Direction
Quote all of the data exactly as given. Skip every picture it contains.

Source excerpt
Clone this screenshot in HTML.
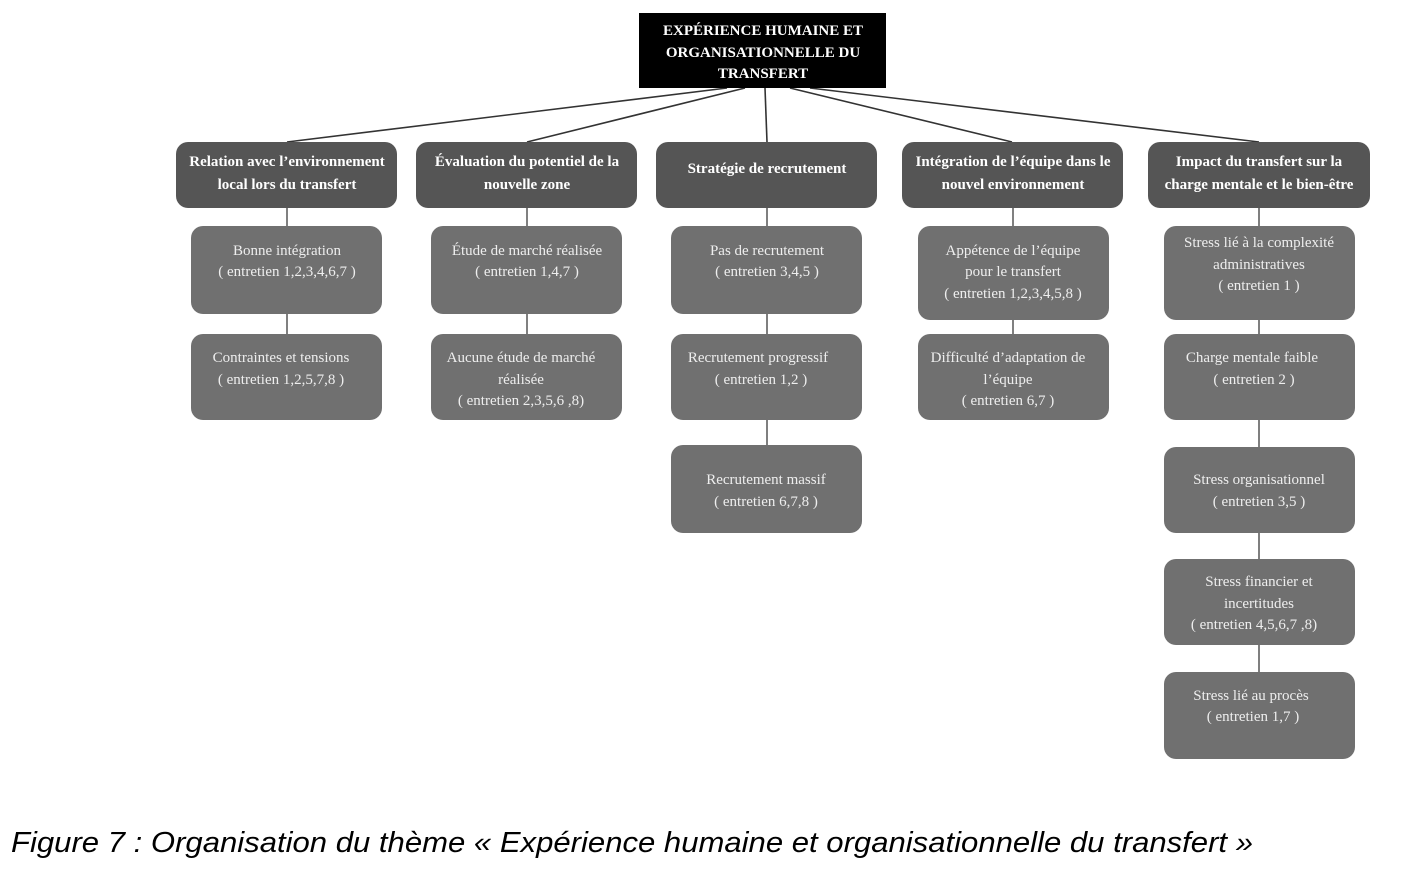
<!DOCTYPE html>
<html><head><meta charset="utf-8"><style>
html,body{margin:0;padding:0;background:#fff;width:1407px;height:874px;overflow:hidden}
svg{display:block}
.h{font-family:"Liberation Serif",serif;font-weight:bold;font-size:15px;fill:#fff;text-anchor:middle}
.c{font-family:"Liberation Serif",serif;font-size:15px;fill:#eee;text-anchor:middle}
.cap{font-family:"Liberation Sans",sans-serif;font-style:italic;font-size:29px;fill:#000}
</style></head><body>
<svg width="1407" height="874" xmlns="http://www.w3.org/2000/svg">
<g stroke="#333" stroke-width="1.6" fill="none">
<line x1="727" y1="88" x2="287" y2="142"/>
<line x1="745" y1="88" x2="527" y2="142"/>
<line x1="765" y1="88" x2="767" y2="142"/>
<line x1="790" y1="88" x2="1012" y2="142"/>
<line x1="810" y1="88" x2="1259" y2="142"/>
</g>
<g stroke="#555" stroke-width="1.5">
<line x1="287" y1="208" x2="287" y2="334"/>
<line x1="527" y1="208" x2="527" y2="334"/>
<line x1="767" y1="208" x2="767" y2="445"/>
<line x1="1013" y1="208" x2="1013" y2="334"/>
<line x1="1259" y1="208" x2="1259" y2="672"/>
</g>
<rect x="639" y="13" width="247" height="75" fill="#000"/>
<text class="h" x="763" y="35">EXPÉRIENCE HUMAINE  ET</text>
<text class="h" x="763" y="57">ORGANISATIONNELLE DU</text>
<text class="h" x="763" y="78">TRANSFERT</text>
<g fill="#555">
<rect x="176" y="142" width="221" height="66" rx="12"/>
<rect x="416" y="142" width="221" height="66" rx="12"/>
<rect x="656" y="142" width="221" height="66" rx="12"/>
<rect x="902" y="142" width="221" height="66" rx="12"/>
<rect x="1148" y="142" width="222" height="66" rx="12"/>
</g>
<text class="h" x="287" y="166">Relation avec l’environnement</text>
<text class="h" x="287" y="189">local lors du transfert</text>
<text class="h" x="527" y="166">Évaluation du potentiel de la</text>
<text class="h" x="527" y="189">nouvelle zone</text>
<text class="h" x="767" y="173">Stratégie de recrutement</text>
<text class="h" x="1013" y="166">Intégration de l’équipe dans le</text>
<text class="h" x="1013" y="189">nouvel environnement</text>
<text class="h" x="1259" y="166">Impact du transfert sur la</text>
<text class="h" x="1259" y="189">charge mentale et le bien-être</text>
<g fill="#707070">
<rect x="191" y="226" width="191" height="88" rx="12"/>
<rect x="191" y="334" width="191" height="86" rx="12"/>
<rect x="431" y="226" width="191" height="88" rx="12"/>
<rect x="431" y="334" width="191" height="86" rx="12"/>
<rect x="671" y="226" width="191" height="88" rx="12"/>
<rect x="671" y="334" width="191" height="86" rx="12"/>
<rect x="671" y="445" width="191" height="88" rx="12"/>
<rect x="918" y="226" width="191" height="94" rx="12"/>
<rect x="918" y="334" width="191" height="86" rx="12"/>
<rect x="1164" y="226" width="191" height="94" rx="12"/>
<rect x="1164" y="334" width="191" height="86" rx="12"/>
<rect x="1164" y="447" width="191" height="86" rx="12"/>
<rect x="1164" y="559" width="191" height="86" rx="12"/>
<rect x="1164" y="672" width="191" height="87" rx="12"/>
</g>
<text class="c" x="287" y="255">Bonne intégration</text>
<text class="c" x="287" y="276">( entretien 1,2,3,4,6,7 )</text>
<text class="c" x="281" y="362">Contraintes et tensions</text>
<text class="c" x="281" y="384">( entretien 1,2,5,7,8 )</text>
<text class="c" x="527" y="255">Étude de marché réalisée</text>
<text class="c" x="527" y="276">( entretien 1,4,7 )</text>
<text class="c" x="521" y="362">Aucune étude de marché</text>
<text class="c" x="521" y="384">réalisée</text>
<text class="c" x="521" y="405">( entretien 2,3,5,6 ,8)</text>
<text class="c" x="767" y="255">Pas de recrutement</text>
<text class="c" x="767" y="276">( entretien 3,4,5 )</text>
<text class="c" x="758" y="362">Recrutement progressif</text>
<text class="c" x="761" y="384">( entretien 1,2 )</text>
<text class="c" x="766" y="484">Recrutement massif</text>
<text class="c" x="766" y="506">( entretien 6,7,8 )</text>
<text class="c" x="1013" y="255">Appétence de l’équipe</text>
<text class="c" x="1013" y="276">pour le transfert</text>
<text class="c" x="1013" y="298">( entretien 1,2,3,4,5,8 )</text>
<text class="c" x="1008" y="362">Difficulté d’adaptation de</text>
<text class="c" x="1008" y="384">l’équipe</text>
<text class="c" x="1008" y="405">( entretien 6,7 )</text>
<text class="c" x="1259" y="247">Stress lié à la complexité</text>
<text class="c" x="1259" y="269">administratives</text>
<text class="c" x="1259" y="290">( entretien 1 )</text>
<text class="c" x="1252" y="362">Charge mentale faible</text>
<text class="c" x="1254" y="384">( entretien 2 )</text>
<text class="c" x="1259" y="484">Stress organisationnel</text>
<text class="c" x="1259" y="506">( entretien 3,5 )</text>
<text class="c" x="1259" y="586">Stress financier et</text>
<text class="c" x="1259" y="608">incertitudes</text>
<text class="c" x="1254" y="629">( entretien 4,5,6,7 ,8)</text>
<text class="c" x="1251" y="700">Stress lié au procès</text>
<text class="c" x="1253" y="721">( entretien 1,7 )</text>
<text class="cap" x="11" y="852" textLength="1242" lengthAdjust="spacingAndGlyphs">Figure 7 : Organisation du thème « Expérience humaine et organisationnelle du transfert »</text>
</svg>
</body></html>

Finished exercise
Clone this screenshot in HTML.
<!DOCTYPE html>
<html><head><meta charset="utf-8"><style>
html,body{margin:0;padding:0;background:#fff;width:1407px;height:874px;overflow:hidden}
svg{display:block}
.h{font-family:"Liberation Serif",serif;font-weight:bold;font-size:15px;fill:#fff;text-anchor:middle}
.c{font-family:"Liberation Serif",serif;font-size:15px;fill:#eee;text-anchor:middle}
.cap{font-family:"Liberation Sans",sans-serif;font-style:italic;font-size:29px;fill:#000}
</style></head><body>
<svg width="1407" height="874" xmlns="http://www.w3.org/2000/svg">
<g stroke="#333" stroke-width="1.6" fill="none">
<line x1="727" y1="88" x2="287" y2="142"/>
<line x1="745" y1="88" x2="527" y2="142"/>
<line x1="765" y1="88" x2="767" y2="142"/>
<line x1="790" y1="88" x2="1012" y2="142"/>
<line x1="810" y1="88" x2="1259" y2="142"/>
</g>
<g stroke="#555" stroke-width="1.5">
<line x1="287" y1="208" x2="287" y2="334"/>
<line x1="527" y1="208" x2="527" y2="334"/>
<line x1="767" y1="208" x2="767" y2="445"/>
<line x1="1013" y1="208" x2="1013" y2="334"/>
<line x1="1259" y1="208" x2="1259" y2="672"/>
</g>
<rect x="639" y="13" width="247" height="75" fill="#000"/>
<text class="h" x="763" y="35">EXPÉRIENCE HUMAINE  ET</text>
<text class="h" x="763" y="57">ORGANISATIONNELLE DU</text>
<text class="h" x="763" y="78">TRANSFERT</text>
<g fill="#555">
<rect x="176" y="142" width="221" height="66" rx="12"/>
<rect x="416" y="142" width="221" height="66" rx="12"/>
<rect x="656" y="142" width="221" height="66" rx="12"/>
<rect x="902" y="142" width="221" height="66" rx="12"/>
<rect x="1148" y="142" width="222" height="66" rx="12"/>
</g>
<text class="h" x="287" y="166">Relation avec l’environnement</text>
<text class="h" x="287" y="189">local lors du transfert</text>
<text class="h" x="527" y="166">Évaluation du potentiel de la</text>
<text class="h" x="527" y="189">nouvelle zone</text>
<text class="h" x="767" y="173">Stratégie de recrutement</text>
<text class="h" x="1013" y="166">Intégration de l’équipe dans le</text>
<text class="h" x="1013" y="189">nouvel environnement</text>
<text class="h" x="1259" y="166">Impact du transfert sur la</text>
<text class="h" x="1259" y="189">charge mentale et le bien-être</text>
<g fill="#707070">
<rect x="191" y="226" width="191" height="88" rx="12"/>
<rect x="191" y="334" width="191" height="86" rx="12"/>
<rect x="431" y="226" width="191" height="88" rx="12"/>
<rect x="431" y="334" width="191" height="86" rx="12"/>
<rect x="671" y="226" width="191" height="88" rx="12"/>
<rect x="671" y="334" width="191" height="86" rx="12"/>
<rect x="671" y="445" width="191" height="88" rx="12"/>
<rect x="918" y="226" width="191" height="94" rx="12"/>
<rect x="918" y="334" width="191" height="86" rx="12"/>
<rect x="1164" y="226" width="191" height="94" rx="12"/>
<rect x="1164" y="334" width="191" height="86" rx="12"/>
<rect x="1164" y="447" width="191" height="86" rx="12"/>
<rect x="1164" y="559" width="191" height="86" rx="12"/>
<rect x="1164" y="672" width="191" height="87" rx="12"/>
</g>
<text class="c" x="287" y="255">Bonne intégration</text>
<text class="c" x="287" y="276">( entretien 1,2,3,4,6,7 )</text>
<text class="c" x="281" y="362">Contraintes et tensions</text>
<text class="c" x="281" y="384">( entretien 1,2,5,7,8 )</text>
<text class="c" x="527" y="255">Étude de marché réalisée</text>
<text class="c" x="527" y="276">( entretien 1,4,7 )</text>
<text class="c" x="521" y="362">Aucune étude de marché</text>
<text class="c" x="521" y="384">réalisée</text>
<text class="c" x="521" y="405">( entretien 2,3,5,6 ,8)</text>
<text class="c" x="767" y="255">Pas de recrutement</text>
<text class="c" x="767" y="276">( entretien 3,4,5 )</text>
<text class="c" x="758" y="362">Recrutement progressif</text>
<text class="c" x="761" y="384">( entretien 1,2 )</text>
<text class="c" x="766" y="484">Recrutement massif</text>
<text class="c" x="766" y="506">( entretien 6,7,8 )</text>
<text class="c" x="1013" y="255">Appétence de l’équipe</text>
<text class="c" x="1013" y="276">pour le transfert</text>
<text class="c" x="1013" y="298">( entretien 1,2,3,4,5,8 )</text>
<text class="c" x="1008" y="362">Difficulté d’adaptation de</text>
<text class="c" x="1008" y="384">l’équipe</text>
<text class="c" x="1008" y="405">( entretien 6,7 )</text>
<text class="c" x="1259" y="247">Stress lié à la complexité</text>
<text class="c" x="1259" y="269">administratives</text>
<text class="c" x="1259" y="290">( entretien 1 )</text>
<text class="c" x="1252" y="362">Charge mentale faible</text>
<text class="c" x="1254" y="384">( entretien 2 )</text>
<text class="c" x="1259" y="484">Stress organisationnel</text>
<text class="c" x="1259" y="506">( entretien 3,5 )</text>
<text class="c" x="1259" y="586">Stress financier et</text>
<text class="c" x="1259" y="608">incertitudes</text>
<text class="c" x="1254" y="629">( entretien 4,5,6,7 ,8)</text>
<text class="c" x="1251" y="700">Stress lié au procès</text>
<text class="c" x="1253" y="721">( entretien 1,7 )</text>
<text class="cap" x="11" y="852" textLength="1242" lengthAdjust="spacingAndGlyphs">Figure 7 : Organisation du thème « Expérience humaine et organisationnelle du transfert »</text>
</svg>
</body></html>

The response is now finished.